Siamo ufficialmente entrati nel variopinto periodo di Carnevale, celebrazione di maschere, colori, coriandoli, ma anche del gusto. E a Napoli non possono aprirsi i festeggiamenti senza il delizioso connubio di chiacchiere e sanguinaccio.
Il sanguinaccio di Carnevale, dolce tipico partenopeo facente parte di una tradizione molto antica, come indica il nome, originariamente veniva preparato con il sangue del maiale che, raccolto durante la macellazione, doveva essere continuamente mescolato per evitarne la coagulazione.
Successivamente veniva filtrato, assieme al mosto cotto e portato ad ebollizione in pentoloni di rame su fuochi a legna. Una volta raggiunta la consistenza giusta, tale da renderlo come una crema spalmabile, si aggiungevano, poi, caffè, cacao, cannella, chiodi di garofano, uva passa e altre spezie oltre ad una buona quantità di zucchero per addolcire il tutto.
Le origini del sanguinaccio
Il periodo carnevalesco entra poco dopo l’Epifania, precisamente il 17 gennaio, giorno in cui si celebra Sant’Antonio Abate. Il santo anacoreta, vissuto in Egitto tra il III e il IV secolo, è sempre stato invocato per la guarigione dell’herpes zoster, il cosiddetto “fuoco di Sant’Antonio”, che in origine si curava con il grasso di maiale; motivo per cui il santo è sempre stato raffigurato tra le fiamme e con un maiale accanto.
L’uso del sangue di porco per la crema simbolo del Carnevale ha anche un’origine pagana: deriva, infatti, dalla tradizione medievale delle campagne, dove l’uccisione dei maiali si è sempre collocata tra i mesi di gennaio e febbraio, in cui i contadini potevano finalmente godere di cibi prelibati frutto di un duro lavoro.
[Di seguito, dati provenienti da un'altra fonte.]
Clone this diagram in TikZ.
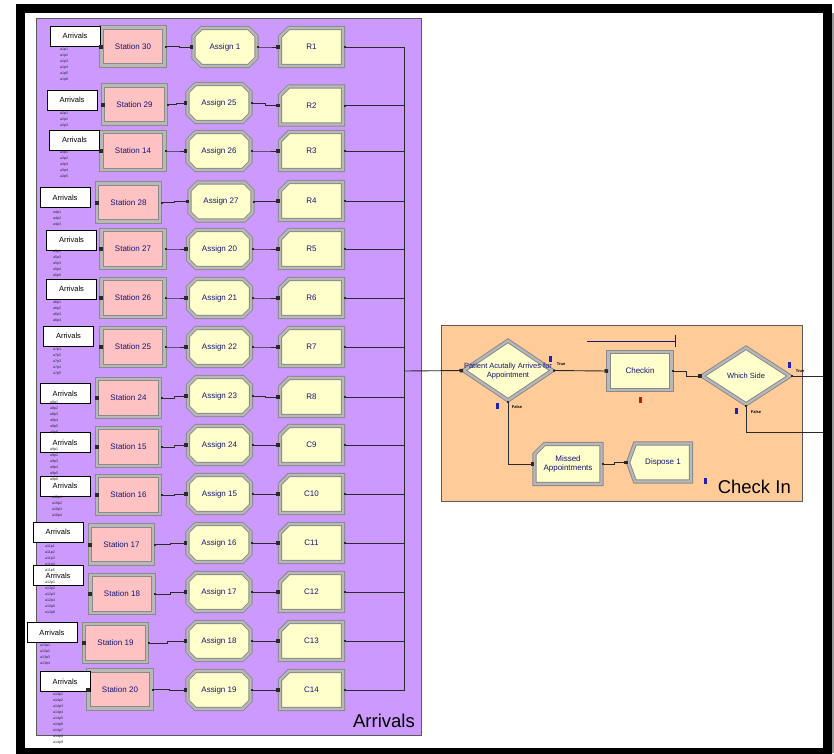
\documentclass[tikz,border=0pt]{standalone}
\usepackage{fontspec}
\setmainfont{Liberation Sans}
\usetikzlibrary{calc, arrows.meta, shapes.geometric, shapes.misc, shapes.symbols}
\definecolor{areaPurple}{HTML}{CC99FF}
\definecolor{areaPeach}{HTML}{FFCC99}
\definecolor{areaEdge}{HTML}{5A5A5A}
\definecolor{stationPink}{HTML}{FFC2C2}
\definecolor{modYellow}{HTML}{FFFFCC}
\definecolor{bevelGrey}{HTML}{8A8A8A}
\definecolor{bevelLight}{HTML}{B8B8B8}
\definecolor{modNavy}{HTML}{14147A}
\definecolor{wireGrey}{HTML}{2A2A2A}
\definecolor{counterBlue}{HTML}{2020B4}
\definecolor{counterRed}{HTML}{B42020}
\tikzset{
  module/.style  = {draw=bevelGrey, double=bevelLight, double distance=2.2pt, line width=1pt,
                    fill=modYellow, minimum width=63, minimum height=38, inner sep=1pt,
                    align=center, text=modNavy, font=\fontsize{8}{9.5}\selectfont},
  station/.style = {module, rectangle, fill=stationPink},
  process/.style = {module, rectangle},
  assign/.style  = {module, chamfered rectangle, chamfered rectangle xsep=4pt,
                    chamfered rectangle ysep=4pt},
  record/.style  = {module, chamfered rectangle, chamfered rectangle corners=north west,
                    chamfered rectangle xsep=5pt, chamfered rectangle ysep=5pt},
  decide/.style  = {module, diamond, inner sep=0pt, minimum width=89, minimum height=60},
  dispose/.style = {module, signal, signal to=west, signal pointer angle=140},
  arrbox/.style  = {draw=black, line width=0.8pt, fill=white, minimum width=50, minimum height=20,
                    inner sep=0pt, font=\fontsize{7.5}{9}\selectfont},
  area/.style    = {draw=areaEdge, line width=0.8pt},
  areatitle/.style = {inner sep=0pt, font=\fontsize{18.5}{20}\selectfont},
  modtext/.style = {inner sep=0pt, align=center, text=modNavy, font=\fontsize{7.5}{9.5}\selectfont},
  flag/.style    = {inner sep=0pt, font=\fontsize{4}{4}\selectfont\bfseries},
  tag/.style     = {inner sep=0pt, text=black!85, font=\fontsize{3.6}{4}\selectfont},
  wire/.style    = {draw=wireGrey, line width=0.9pt,
                    {Square[length=2pt,width=2pt]}-{Square[length=3.5pt,width=3.5pt]}},
  feed/.style    = {draw=wireGrey, line width=0.9pt, -{Square[length=3.5pt,width=3.5pt]}},
  outline/.style = {draw=wireGrey, line width=0.9pt, {Square[length=2pt,width=2pt]}-},
  jog/.style     = {to path={-| ($(\tikztostart)!.5!(\tikztotarget)$) |- (\tikztotarget) \tikztonodes}}
}

\begin{document}
\begin{tikzpicture}[x=1pt, y=-1pt]
  \useasboundingbox (0,0) rectangle (834,753);

  % --- submodel areas
  \draw[area, fill=areaPurple] (36,18) rectangle (421,735);
  \draw[area, fill=areaPeach] (441,325) rectangle (802,501);
  \node[areatitle, anchor=base east] (arrTitle) at (415,727) {Arrivals};
  \node[areatitle, anchor=base east] (chkTitle) at (791,493) {Check In};

  \coordinate (bus) at (404,371);
  \coordinate (outT) at (828,376);
  \coordinate (outF) at (828,432);

  % --- one row per arrival stream
  \foreach \n/\ax/\ay/\sx/\sy/\sn/\asx/\asy/\an/\ry/\rl in {
      1/75/36/133/46.5/30/225/47/1/47/R1,
      2/72/100/134.5/104.5/29/219/103/25/105.5/R2,
      3/74.5/140/133/151/14/219/151/26/151/R3,
      4/65/197.5/128.5/202.5/28/221/201.5/27/201/R4,
      5/71.5/240/133/249/27/219.5/249/20/249/R5,
      6/71.5/289/133/298/26/219.5/298/21/298/R6,
      7/68.5/336/133/347/25/219.5/347/22/347/R7,
      8/65/393.5/128.5/398/24/219.5/396/23/397/R8,
      9/65/442.5/128.5/447/15/219.5/445/24/445/C9,
      10/65/486/128.5/495/16/219.5/494/15/494/C10,
      11/58/532/121.5/544.5/17/219/543/16/543/C11,
      12/58/575.5/122/594/18/219/592/17/592/C12,
      13/52/632.5/115.5/643/19/219/641/18/641/C13,
      14/65/681.5/120/689.5/20/219/690/19/690/C14}
  {
    \node[station] (st\n) at (\sx,\sy) {Station \sn};
    \node[assign] (as\n) at (\asx,\asy) {Assign \an};
    \node[record] (rec\n) at (311.5,\ry) {\rl};
    \node[arrbox] (arr\n) at (\ax,\ay) {Arrivals};
    \fill[wireGrey] ($(st\n.west)+(-2,-2)$) rectangle ++(4,4);
    \draw[wire, jog] (st\n.east) to (as\n.west);
    \draw[wire, jog] (as\n.east) to (rec\n.west);
    \draw[outline] (rec\n.east) -| (bus);
  }

  % --- attribute tags under the arrival boxes
  \foreach \x/\y/\m [count=\rw] in {60/50/6, 60/114/3, 60/153/5, 53/213/3, 53/252/5, 53/303/4,
      53/350/5, 50/403/6, 50/450/6, 52/498/4, 45/547/5, 45/583/6, 40/646/4, 53/695/9}
    \foreach \k in {1,...,\m}
      \node[tag, anchor=west] (tag\rw-\k) at (\x,\y+6*\k-6) {a\rw p\k};

  % --- check in
  \node[decide] (dec1) at (508,370.5) {};
  \node[modtext] (dec1txt) at (508,371) {Patient Acutally Arrives for\\Appointment};
  \node[process] (chk) at (640,371) {Checkin};
  \node[decide, minimum width=88, minimum height=57] (side) at (746,376) {};
  \node[modtext] (sidetxt) at (746,376) {Which Side};
  \node[record, minimum width=67, minimum height=40] (miss) at (568,464) {Missed\\Appointments};
  \node[dispose] (disp) at (663,462.5) {Dispose 1};

  \draw[feed] (bus) -- (dec1.west);
  \draw[wire] (dec1.east) -- (chk.west);
  \draw[wire, jog] (chk.east) to (side.west);
  \draw[wire] (dec1.south) |- (miss.west);
  \draw[wire, jog] (miss.east) to (disp.west);
  \draw[outline] (side.east) -- (outT);
  \draw[outline] (side.south) |- (outF);

  \node[flag] (t1) at (561,364) {True};
  \node[flag] (f1) at (517,407) {False};
  \node[flag] (t2) at (800,371) {True};
  \node[flag] (f2) at (756,412) {False};

  % counters and queue
  \fill[counterBlue] (549,356) rectangle (551.5,362);
  \fill[counterBlue] (496,403) rectangle (498.5,409);
  \fill[counterBlue] (788,362) rectangle (790.5,368);
  \fill[counterBlue] (735,408) rectangle (737.5,414);
  \fill[counterBlue] (704,478) rectangle (706.5,484);
  \fill[counterRed] (639,397) rectangle (641.5,403);
  \draw[counterBlue!70!black, line width=0.9pt] (587,341) -- (675,341) (675,335) -- (675,347);

  % --- window frame
  \draw[black, line width=9pt] (20,8.5) rectangle (827.5,752);
  \draw[black!40, line width=1.5pt] (833,13) -- (833,753);
\end{tikzpicture}
\end{document}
Il ciclo di preparazione del maiale iniziava con il suo ingrassamento, proseguiva con la brutale uccisione e infine terminava con l’essiccamento.
Del maiale non si butta via niente
In effetti i napoletani hanno saputo sfruttare in cucina ogni parte dell’animale; una volta utilizzata la carne, le interiora e il grasso, restava il sangue, che a lungo è stato utilizzato per scopi terapeutici. Nei casi di carenza di ferro veniva dato alle donne durante il periodo mestruale o a chi soffriva di forte anemia. Dal 1992, poi, per motivi igienici, in Italia fu vietata la vendita e il suo utilizzo per scongiurare il pericolo di infezioni: il sangue, infatti, era considerando veicolo di malattie trasmissibili.
Non è stato però debellato completamente il suo utilizzo improprio, ancora oggi in alcune zone di campagna viene venduto non “ufficialmente” in negozi alimentari, ed è facilmente reperibile nei mercati di paese per consentire la preparazione del prodotto tipico con la sua ricetta originaria, tramandata di famiglia in famiglia.
Nonostante il sangue di maiale renda unico il sapore di questa golosissima crema al cioccolato, fortunatamente, l’arte dei pasticceri napoletani è stata in grado di trovare una valida alternativa a questo ingrediente, conservando il suo inconfondibile gusto, raggiungendo l’acidità perfetta grazie all’aggiunta del cedro.